Exotik der Beständigkeit
Gesellschaft Er bleibt und bleibt und bleibt: der rote Kaugummiautomat
Es ist das kleinste Schaufenster in unseren Straßen, stets in Rot gefasst. Wenn nicht mal wieder jemand versucht hat, die Plastikscheibe mit dem Feuerzeug aufzuschmelzen, was sie ums Brandloch herum einschwärzt, dann hat der Passant auf Augenhöhe eines Knirpses freie Sicht auf einen bunten Haufen Auslage.
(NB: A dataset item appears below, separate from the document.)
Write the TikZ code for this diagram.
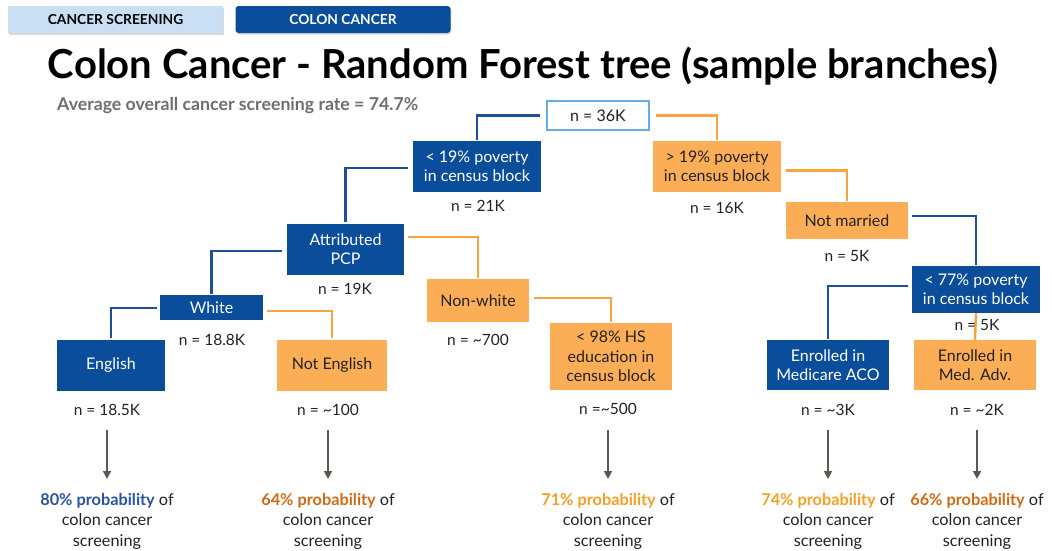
\documentclass[tikz,border=0pt]{standalone}
\usepackage{fontspec}
\setmainfont{Lato}
\usetikzlibrary{arrows.meta,shadows}
\definecolor{cblue}{HTML}{0A4E9B}
\definecolor{corange}{HTML}{FCAE57}
\definecolor{lblue}{HTML}{1F4E9A}
\definecolor{lorange}{HTML}{F9A43D}
\definecolor{tabblue}{HTML}{C9E0F4}
\definecolor{rootborder}{HTML}{64ADE8}
\definecolor{arrgray}{HTML}{575A4E}
\definecolor{subgray}{HTML}{6E6E6E}
\definecolor{pblue}{HTML}{2A52A3}
\definecolor{pdorange}{HTML}{CF6A14}
\definecolor{plorange}{HTML}{F69E25}
\definecolor{txt}{HTML}{222222}
\tikzset{
  nodetext/.style={font=\fontsize{16}{19.5}\selectfont, align=center, inner sep=0pt},
  bluebox/.style={nodetext, fill=cblue, text=white},
  orangebox/.style={nodetext, fill=corange, text=txt},
  rootbox/.style={nodetext, fill=white, draw=rootborder, line width=2pt, text=txt},
  nlabel/.style={font=\fontsize{15.5}{18}\selectfont, text=txt, inner sep=1pt},
  bline/.style={draw=lblue, line width=2.4pt},
  oline/.style={draw=lorange, line width=2.4pt},
  arr/.style={draw=arrgray, line width=1.8pt, -{Triangle[width=8pt,length=8pt]}},
  prob/.style={font=\fontsize{16.3}{20.5}\selectfont, align=center, text=txt, inner sep=0pt, anchor=north},
  tab/.style={font=\bfseries\fontsize{13.8}{15}\selectfont, inner sep=0pt, minimum height=27pt, minimum width=215pt},
}
\begin{document}
\begin{tikzpicture}[x=1pt,y=-1pt]
\useasboundingbox (0,0) rectangle (1052,550);
% tabs
\node[tab, fill=tabblue, text=black, drop shadow={shadow xshift=0.8pt, shadow yshift=-1.5pt, opacity=0.3}] (tab1) at (115.5,19.5) {CANCER SCREENING};
\node[tab, fill=cblue, text=white, rounded corners=3pt, drop shadow={shadow xshift=0.8pt, shadow yshift=-1.5pt, opacity=0.3}] (tab2) at (343,19.5) {COLON CANCER};
% title
\node[font=\bfseries\fontsize{40}{45}\selectfont, text=black, inner sep=0pt] (title) at (523,66) {Colon Cancer - Random Forest tree (sample branches)};
\node[font=\bfseries\fontsize{17.7}{20}\selectfont, text=subgray, inner sep=0pt, anchor=west] (sub) at (57,106) {Average overall cancer screening rate = 74.7\%};
% nodes
\node[rootbox, minimum width=102pt, minimum height=29pt] (root) at (598,115.5) {n = 36K};
\node[bluebox, minimum width=128pt, minimum height=51pt] (p19) at (477,166.5) {< 19\% poverty\\in census block};
\node[orangebox, minimum width=128pt, minimum height=51pt] (g19) at (717,166.5) {> 19\% poverty\\in census block};
\node[bluebox, minimum width=117pt, minimum height=51pt] (attr) at (345.5,249) {Attributed\\PCP};
\node[orangebox, minimum width=102pt, minimum height=43pt] (nonw) at (478,300.5) {Non-white};
\node[bluebox, minimum width=103pt, minimum height=25pt] (white) at (211.5,307.5) {White};
\node[bluebox, minimum width=108pt, minimum height=51pt] (eng) at (111,365) {English};
\node[orangebox, minimum width=110pt, minimum height=51pt] (neng) at (332,365) {Not English};
\node[orangebox, minimum width=122pt, minimum height=67pt] (hs) at (611,356.5) {< 98\% HS\\education in\\census block};
\node[orangebox, minimum width=122pt, minimum height=37pt] (nm) at (847,220.5) {Not married};
\node[bluebox, minimum width=128pt, minimum height=47pt] (p77) at (976,289.5) {< 77\% poverty\\in census block};
\node[bluebox, minimum width=122pt, minimum height=50pt] (aco) at (828,365) {Enrolled in\\Medicare ACO};
\node[orangebox, minimum width=122pt, minimum height=50pt] (madv) at (975,365) {Enrolled in\\Med. Adv.};
% connectors
\draw[bline] ([xshift=-6pt]root.west) -| ([yshift=1pt]p19.north);
\draw[oline] ([xshift=6pt]root.east) -| ([yshift=1pt]g19.north);
\draw[bline] ([xshift=-5pt,yshift=-1.5pt]p19.west) -| ([yshift=1pt]attr.north);
\draw[oline] ([xshift=5pt,yshift=-4pt]g19.east) -| ([yshift=1pt]nm.north);
\draw[oline] ([xshift=4pt,yshift=12pt]attr.east) -| ([yshift=1pt]nonw.north);
\draw[bline] ([xshift=-5pt,yshift=-2pt]attr.west) -| ([yshift=1pt]white.north);
\draw[bline] ([xshift=-3pt,yshift=-0.5pt]white.west) -| ([yshift=1pt]eng.north);
\draw[oline] ([xshift=4pt,yshift=-3.5pt]white.east) -| ([yshift=1pt]neng.north);
\draw[oline] ([xshift=5pt,yshift=2.5pt]nonw.east) -| ([yshift=1pt]hs.north);
\draw[bline] ([xshift=4pt,yshift=4.5pt]nm.east) -| ([yshift=1pt]p77.north);
\draw[bline] ([xshift=-4pt,yshift=3.5pt]p77.west) -| ([yshift=1pt]aco.north);
\draw[oline] (p77.south) -- (madv.north);
% n labels
\node[nlabel] (n19) at (478,206) {n = 21K};
\node[nlabel] (ng19) at (717,208) {n = 16K};
\node[nlabel] (nattr) at (345,289) {n = 19K};
\node[nlabel] (nnonw) at (478,340) {n = \textasciitilde700};
\node[nlabel] (nwhite) at (212,340) {n = 18.8K};
\node[nlabel] (neng) at (107,410) {n = 18.5K};
\node[nlabel] (nneng) at (328,410) {n = \textasciitilde100};
\node[nlabel] (nhs) at (608,409) {n =\textasciitilde500};
\node[nlabel] (nnm) at (847,256) {n = 5K};
\node[nlabel] (np77) at (977,325) {n = 5K};
\node[nlabel] (naco) at (828,410) {n = \textasciitilde3K};
\node[nlabel] (nmadv) at (977,410) {n = \textasciitilde2K};
% probabilities
\node[prob] (peng) at (107,493) {\textbf{\textcolor{pblue}{80\% probability}} of\\colon cancer\\screening};
\node[prob] (pneng) at (328,493) {\textbf{\textcolor{pdorange}{64\% probability}} of\\colon cancer\\screening};
\node[prob] (phs) at (608,493) {\textbf{\textcolor{plorange}{71\% probability}} of\\colon cancer\\screening};
\node[prob] (paco) at (828,493) {\textbf{\textcolor{plorange}{74\% probability}} of\\colon cancer\\screening};
\node[prob] (pmadv) at (977,493) {\textbf{\textcolor{pdorange}{66\% probability}} of\\colon cancer\\screening};
% arrows
\draw[arr] ([yshift=-13pt]neng.south) -- ([yshift=14pt]peng.north);
\draw[arr] ([yshift=-13pt]nneng.south) -- ([yshift=14pt]pneng.north);
\draw[arr] ([yshift=-14pt]nhs.south) -- ([yshift=14pt]phs.north);
\draw[arr] ([yshift=-13pt]naco.south) -- ([yshift=14pt]paco.north);
\draw[arr] ([yshift=-13pt]nmadv.south) -- ([yshift=14pt]pmadv.north);
\end{tikzpicture}
\end{document}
Da türmt sich Kleinkram: Kugeln, Ringe, Totenköpfe.
Der Kaugummiautomat ist eine Konstante im öffentlichen Raum, eine Art Kindheitsanker neben dem Jägerzaun, ein Alltagsjuwel in der Vorstadt und in Nebenstraßen. Aufgehängt bevorzugt an den Laufwegen der Schulkinder und dort, wo sonst nichts ist, wo man sein Kleingeld loswerden könnte. Es gibt ihn seit Jahrzehnten, er gehört vor die Tür wie Muscheln an den Strand. Keine Modernisierungswelle hat ihn hinweggefegt wie die Parkuhr oder abgeschliffen wie den Zigarettenautomaten, der heute ein digitaler Verkaufstresor ohne sichtbare Schächte und Mechanik ist, an dem man mit Karte zahlen kann.
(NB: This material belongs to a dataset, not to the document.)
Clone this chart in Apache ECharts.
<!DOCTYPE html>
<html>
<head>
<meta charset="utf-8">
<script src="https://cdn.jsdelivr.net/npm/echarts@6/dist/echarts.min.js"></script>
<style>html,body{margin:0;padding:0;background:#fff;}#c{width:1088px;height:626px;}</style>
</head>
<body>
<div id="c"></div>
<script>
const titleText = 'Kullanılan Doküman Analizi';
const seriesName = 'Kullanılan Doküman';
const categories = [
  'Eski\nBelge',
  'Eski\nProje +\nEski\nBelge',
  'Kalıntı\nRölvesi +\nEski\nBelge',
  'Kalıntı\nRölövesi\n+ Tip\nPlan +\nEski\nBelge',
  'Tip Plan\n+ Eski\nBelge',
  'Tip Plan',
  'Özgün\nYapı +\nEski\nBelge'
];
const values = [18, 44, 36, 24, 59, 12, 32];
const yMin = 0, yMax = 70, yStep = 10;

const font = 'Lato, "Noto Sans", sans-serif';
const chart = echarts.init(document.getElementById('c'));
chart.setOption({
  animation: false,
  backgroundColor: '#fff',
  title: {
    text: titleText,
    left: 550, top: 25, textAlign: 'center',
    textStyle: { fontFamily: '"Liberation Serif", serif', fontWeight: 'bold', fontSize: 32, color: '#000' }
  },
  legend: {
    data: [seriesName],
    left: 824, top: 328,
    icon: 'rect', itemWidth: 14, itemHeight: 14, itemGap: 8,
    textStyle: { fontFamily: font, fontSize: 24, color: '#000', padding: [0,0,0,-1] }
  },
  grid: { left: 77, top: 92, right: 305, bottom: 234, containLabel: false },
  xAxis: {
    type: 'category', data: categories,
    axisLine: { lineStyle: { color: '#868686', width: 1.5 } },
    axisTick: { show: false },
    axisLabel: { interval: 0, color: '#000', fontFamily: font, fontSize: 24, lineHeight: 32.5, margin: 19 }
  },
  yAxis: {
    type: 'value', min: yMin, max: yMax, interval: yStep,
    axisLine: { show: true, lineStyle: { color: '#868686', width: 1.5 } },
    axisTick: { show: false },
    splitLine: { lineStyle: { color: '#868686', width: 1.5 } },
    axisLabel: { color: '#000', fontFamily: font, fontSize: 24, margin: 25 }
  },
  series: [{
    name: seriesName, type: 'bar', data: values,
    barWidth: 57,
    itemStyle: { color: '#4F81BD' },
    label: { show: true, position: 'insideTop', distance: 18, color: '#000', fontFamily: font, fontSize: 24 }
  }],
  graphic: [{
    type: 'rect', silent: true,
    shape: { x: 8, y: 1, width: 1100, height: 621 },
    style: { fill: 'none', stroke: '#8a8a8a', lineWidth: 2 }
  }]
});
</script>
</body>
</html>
Die 500000 bis 800000 Kaugummiautomaten, die es in Deutschland gibt, sind unverändert geblieben – nur die Füllungen und die Münzen (10 Pfennig einst, heute 20 oder 50 Cent) haben sich angepasst. Ansonsten ist alles wie immer und so, als wäre Kohl noch im Amt: roter rechteckiger Kasten, schwarzer Drehgriff, kleiner Ausgabeschacht mit Silberklappe davor. Keine Tasten, kein Touchscreen – nur diesen Griff, der die Wunderorgel nach Einwurf einer Münze Ware ausspucken lässt. Kleinspielzeug – und, wie eh und je, Kaugummikugeln. Was ist die Nachricht? Die Sensation ist, dass es den Kaugummiautomaten immer noch gibt. Er ist Kult auf Fotoseiten im Internet, er verkörpert die Exotik der Beständigkeit. Künstler kapern die Automaten und befüllen sie mit Gedichten. Das Schönste bleibt er selbst.